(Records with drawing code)
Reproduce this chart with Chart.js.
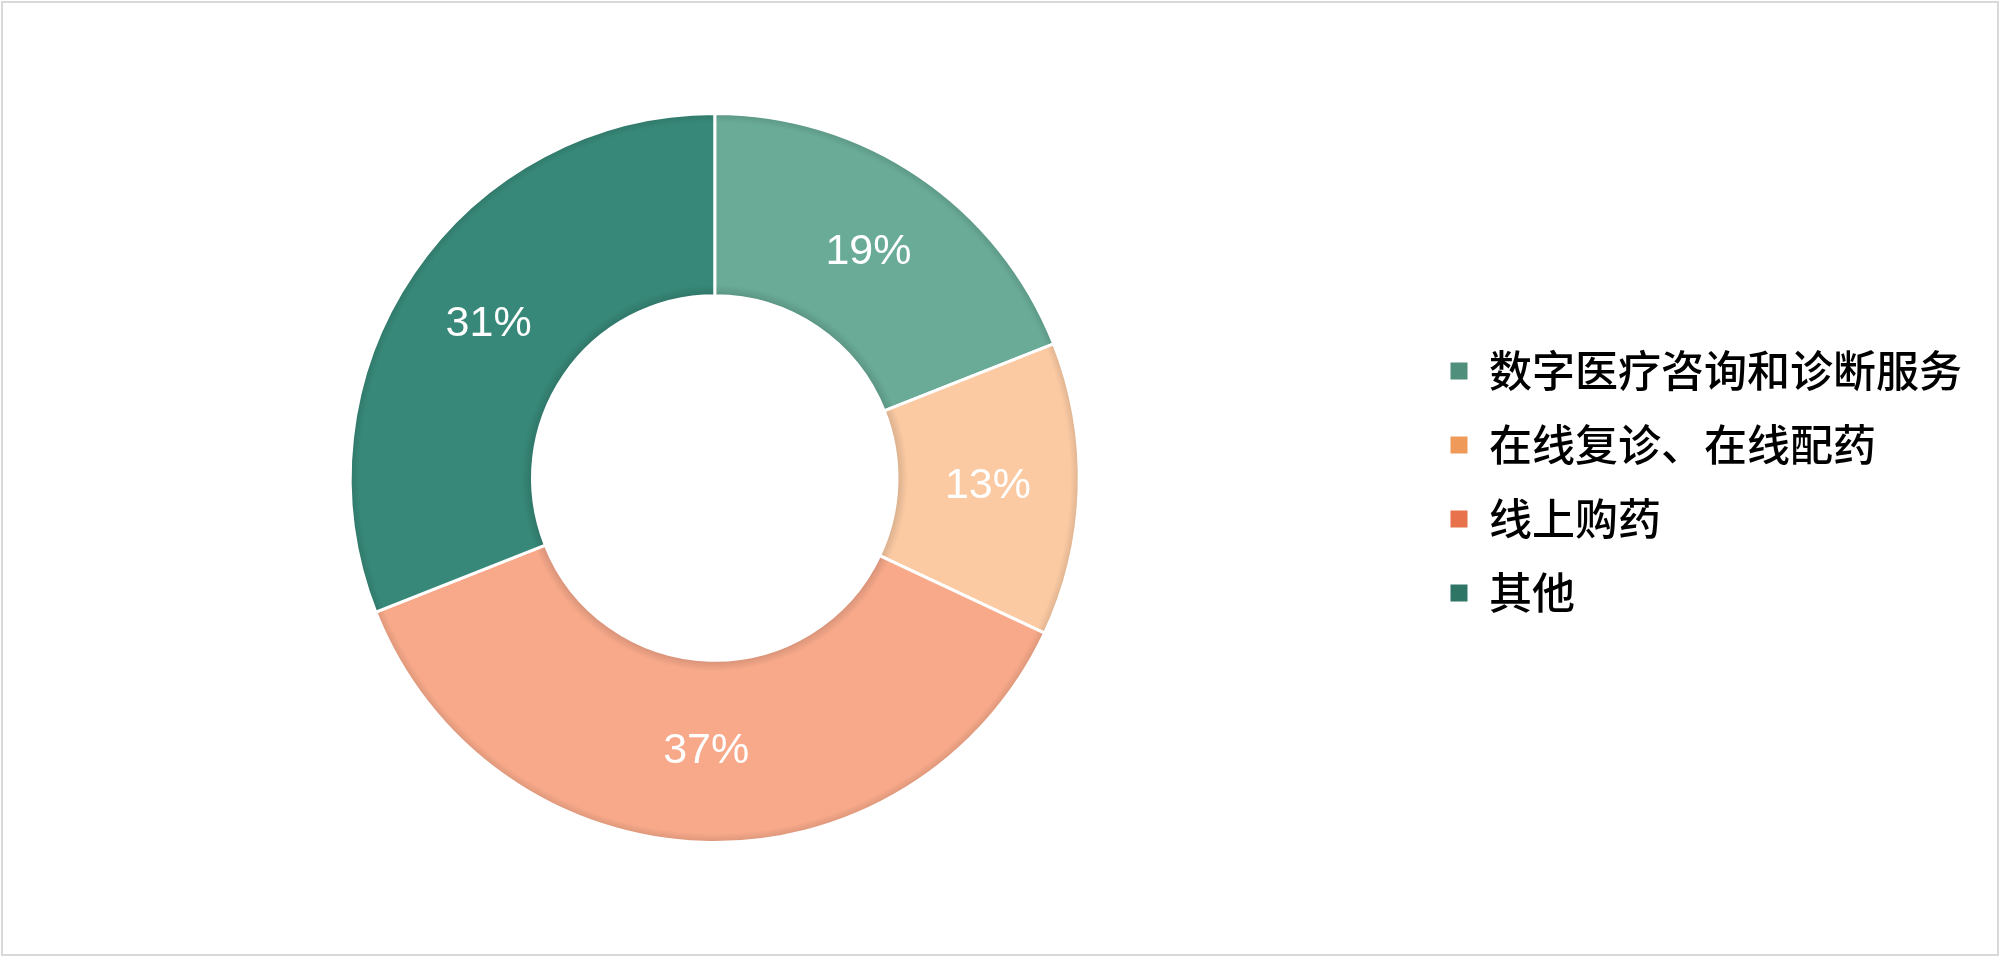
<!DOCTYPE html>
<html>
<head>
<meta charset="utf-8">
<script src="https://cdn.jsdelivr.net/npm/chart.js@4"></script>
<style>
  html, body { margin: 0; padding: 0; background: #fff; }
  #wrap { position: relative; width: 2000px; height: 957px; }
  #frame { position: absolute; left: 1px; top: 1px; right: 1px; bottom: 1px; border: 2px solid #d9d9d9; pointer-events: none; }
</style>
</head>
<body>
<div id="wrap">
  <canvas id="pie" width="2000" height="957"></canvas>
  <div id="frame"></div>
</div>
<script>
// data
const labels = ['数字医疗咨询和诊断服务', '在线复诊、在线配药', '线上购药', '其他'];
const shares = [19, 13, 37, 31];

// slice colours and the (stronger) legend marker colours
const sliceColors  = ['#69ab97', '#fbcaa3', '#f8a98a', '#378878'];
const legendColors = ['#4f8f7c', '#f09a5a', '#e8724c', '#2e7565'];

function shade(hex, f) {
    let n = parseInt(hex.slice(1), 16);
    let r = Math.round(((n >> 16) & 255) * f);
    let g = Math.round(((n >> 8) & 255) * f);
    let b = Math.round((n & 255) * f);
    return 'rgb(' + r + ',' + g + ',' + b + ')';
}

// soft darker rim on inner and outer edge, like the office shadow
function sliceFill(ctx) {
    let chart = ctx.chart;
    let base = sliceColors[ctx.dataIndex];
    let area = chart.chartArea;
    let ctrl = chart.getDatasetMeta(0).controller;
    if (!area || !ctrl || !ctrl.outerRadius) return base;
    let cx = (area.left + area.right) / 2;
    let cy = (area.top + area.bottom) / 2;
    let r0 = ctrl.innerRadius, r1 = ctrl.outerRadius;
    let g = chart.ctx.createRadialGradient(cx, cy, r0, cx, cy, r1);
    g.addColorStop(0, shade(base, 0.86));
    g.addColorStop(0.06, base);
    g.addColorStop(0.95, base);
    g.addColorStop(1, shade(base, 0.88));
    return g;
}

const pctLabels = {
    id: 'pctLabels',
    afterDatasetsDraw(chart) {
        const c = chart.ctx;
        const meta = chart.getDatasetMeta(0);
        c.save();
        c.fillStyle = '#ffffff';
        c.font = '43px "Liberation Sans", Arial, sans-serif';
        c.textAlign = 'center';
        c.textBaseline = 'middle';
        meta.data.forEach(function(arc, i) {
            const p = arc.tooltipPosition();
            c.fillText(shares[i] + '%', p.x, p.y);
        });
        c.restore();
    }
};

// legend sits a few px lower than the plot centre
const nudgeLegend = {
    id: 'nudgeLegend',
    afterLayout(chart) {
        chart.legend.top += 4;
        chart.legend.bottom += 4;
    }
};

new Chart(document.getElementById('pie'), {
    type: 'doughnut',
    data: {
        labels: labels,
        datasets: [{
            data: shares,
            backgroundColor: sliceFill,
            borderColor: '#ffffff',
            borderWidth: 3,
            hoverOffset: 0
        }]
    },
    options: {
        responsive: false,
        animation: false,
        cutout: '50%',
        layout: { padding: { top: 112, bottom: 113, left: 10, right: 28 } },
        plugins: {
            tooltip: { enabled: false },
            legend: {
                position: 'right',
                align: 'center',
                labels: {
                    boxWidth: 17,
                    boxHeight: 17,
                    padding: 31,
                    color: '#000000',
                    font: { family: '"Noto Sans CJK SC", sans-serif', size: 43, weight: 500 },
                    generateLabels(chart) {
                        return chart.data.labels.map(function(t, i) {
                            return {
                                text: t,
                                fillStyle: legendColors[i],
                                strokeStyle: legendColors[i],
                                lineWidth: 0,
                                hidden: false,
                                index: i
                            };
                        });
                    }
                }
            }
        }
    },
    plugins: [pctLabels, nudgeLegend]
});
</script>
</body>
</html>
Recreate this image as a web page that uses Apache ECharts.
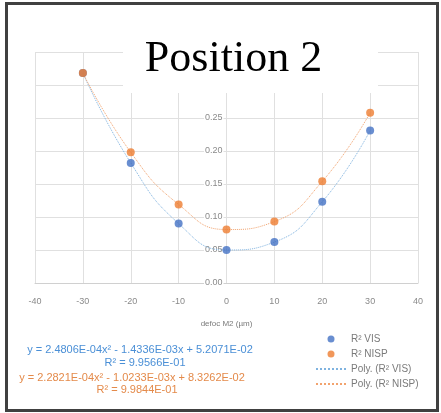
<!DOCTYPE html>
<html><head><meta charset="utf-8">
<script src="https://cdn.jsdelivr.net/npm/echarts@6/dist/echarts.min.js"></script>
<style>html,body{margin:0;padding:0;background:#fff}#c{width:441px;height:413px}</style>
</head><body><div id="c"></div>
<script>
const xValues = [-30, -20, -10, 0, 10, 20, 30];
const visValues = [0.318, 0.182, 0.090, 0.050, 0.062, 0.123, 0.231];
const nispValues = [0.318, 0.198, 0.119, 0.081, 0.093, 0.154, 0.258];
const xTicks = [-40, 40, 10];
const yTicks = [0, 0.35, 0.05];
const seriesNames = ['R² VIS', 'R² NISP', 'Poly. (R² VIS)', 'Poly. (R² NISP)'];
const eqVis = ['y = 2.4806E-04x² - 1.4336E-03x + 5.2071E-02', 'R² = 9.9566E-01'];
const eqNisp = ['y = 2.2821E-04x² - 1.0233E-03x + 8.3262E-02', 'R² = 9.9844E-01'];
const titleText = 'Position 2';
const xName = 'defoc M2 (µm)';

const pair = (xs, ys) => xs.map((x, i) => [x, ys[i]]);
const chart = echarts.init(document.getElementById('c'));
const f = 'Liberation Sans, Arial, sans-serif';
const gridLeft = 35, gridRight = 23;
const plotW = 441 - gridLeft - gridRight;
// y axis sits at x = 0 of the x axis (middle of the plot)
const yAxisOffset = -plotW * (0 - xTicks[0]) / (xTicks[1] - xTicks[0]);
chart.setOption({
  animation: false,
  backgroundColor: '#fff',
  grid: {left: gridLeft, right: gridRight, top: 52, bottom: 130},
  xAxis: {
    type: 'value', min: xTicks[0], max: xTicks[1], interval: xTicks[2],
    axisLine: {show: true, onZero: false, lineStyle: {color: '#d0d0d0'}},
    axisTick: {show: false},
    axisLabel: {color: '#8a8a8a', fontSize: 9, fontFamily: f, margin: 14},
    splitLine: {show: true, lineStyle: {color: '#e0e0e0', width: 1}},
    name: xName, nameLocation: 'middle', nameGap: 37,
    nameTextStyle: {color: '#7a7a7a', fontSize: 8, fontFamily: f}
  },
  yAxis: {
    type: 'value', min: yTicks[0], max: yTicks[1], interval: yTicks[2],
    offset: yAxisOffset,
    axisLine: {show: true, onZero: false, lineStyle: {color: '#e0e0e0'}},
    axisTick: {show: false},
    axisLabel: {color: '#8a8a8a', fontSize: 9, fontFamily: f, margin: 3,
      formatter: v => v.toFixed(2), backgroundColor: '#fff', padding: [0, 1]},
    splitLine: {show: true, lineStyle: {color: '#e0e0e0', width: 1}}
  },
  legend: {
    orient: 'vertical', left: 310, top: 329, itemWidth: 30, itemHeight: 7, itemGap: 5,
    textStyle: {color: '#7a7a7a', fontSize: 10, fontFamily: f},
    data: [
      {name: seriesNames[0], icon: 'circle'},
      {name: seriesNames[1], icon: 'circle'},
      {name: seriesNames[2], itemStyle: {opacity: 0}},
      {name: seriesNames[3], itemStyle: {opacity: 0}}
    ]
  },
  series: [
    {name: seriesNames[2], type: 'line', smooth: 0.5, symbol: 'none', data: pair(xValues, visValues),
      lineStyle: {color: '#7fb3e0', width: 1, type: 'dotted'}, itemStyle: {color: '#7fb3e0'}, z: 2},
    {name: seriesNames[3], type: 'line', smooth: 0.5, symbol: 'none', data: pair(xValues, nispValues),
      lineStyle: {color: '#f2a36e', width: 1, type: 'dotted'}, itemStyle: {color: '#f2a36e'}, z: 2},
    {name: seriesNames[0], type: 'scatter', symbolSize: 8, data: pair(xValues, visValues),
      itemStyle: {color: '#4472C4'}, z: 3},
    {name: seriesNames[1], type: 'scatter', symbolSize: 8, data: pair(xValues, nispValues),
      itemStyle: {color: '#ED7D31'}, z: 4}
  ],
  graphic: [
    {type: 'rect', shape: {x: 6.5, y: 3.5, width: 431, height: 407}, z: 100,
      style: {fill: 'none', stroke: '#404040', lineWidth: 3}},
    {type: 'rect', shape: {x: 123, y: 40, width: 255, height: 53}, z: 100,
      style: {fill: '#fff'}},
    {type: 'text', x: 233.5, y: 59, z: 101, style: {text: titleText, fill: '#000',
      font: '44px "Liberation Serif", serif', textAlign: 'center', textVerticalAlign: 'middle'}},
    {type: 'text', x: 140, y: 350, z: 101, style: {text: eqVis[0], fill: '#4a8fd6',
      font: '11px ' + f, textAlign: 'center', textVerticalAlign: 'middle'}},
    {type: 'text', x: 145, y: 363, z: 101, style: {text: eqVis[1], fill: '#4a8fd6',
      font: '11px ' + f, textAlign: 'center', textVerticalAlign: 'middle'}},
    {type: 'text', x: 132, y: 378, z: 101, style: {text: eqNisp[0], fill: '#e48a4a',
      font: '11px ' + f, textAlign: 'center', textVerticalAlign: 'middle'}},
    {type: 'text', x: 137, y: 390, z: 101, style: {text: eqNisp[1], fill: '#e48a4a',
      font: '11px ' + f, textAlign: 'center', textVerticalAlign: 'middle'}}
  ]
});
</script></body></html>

§ Stated task:
Set down word for word the lines from the first entry through the line with "const shares = [19, 13, 37, 31];", both included, omitting pictures.

§ Task output:
Reproduce this chart with Chart.js.
<!DOCTYPE html>
<html>
<head>
<meta charset="utf-8">
<script src="https://cdn.jsdelivr.net/npm/chart.js@4"></script>
<style>
  html, body { margin: 0; padding: 0; background: #fff; }
  #wrap { position: relative; width: 2000px; height: 957px; }
  #frame { position: absolute; left: 1px; top: 1px; right: 1px; bottom: 1px; border: 2px solid #d9d9d9; pointer-events: none; }
</style>
</head>
<body>
<div id="wrap">
  <canvas id="pie" width="2000" height="957"></canvas>
  <div id="frame"></div>
</div>
<script>
// data
const labels = ['数字医疗咨询和诊断服务', '在线复诊、在线配药', '线上购药', '其他'];
const shares = [19, 13, 37, 31];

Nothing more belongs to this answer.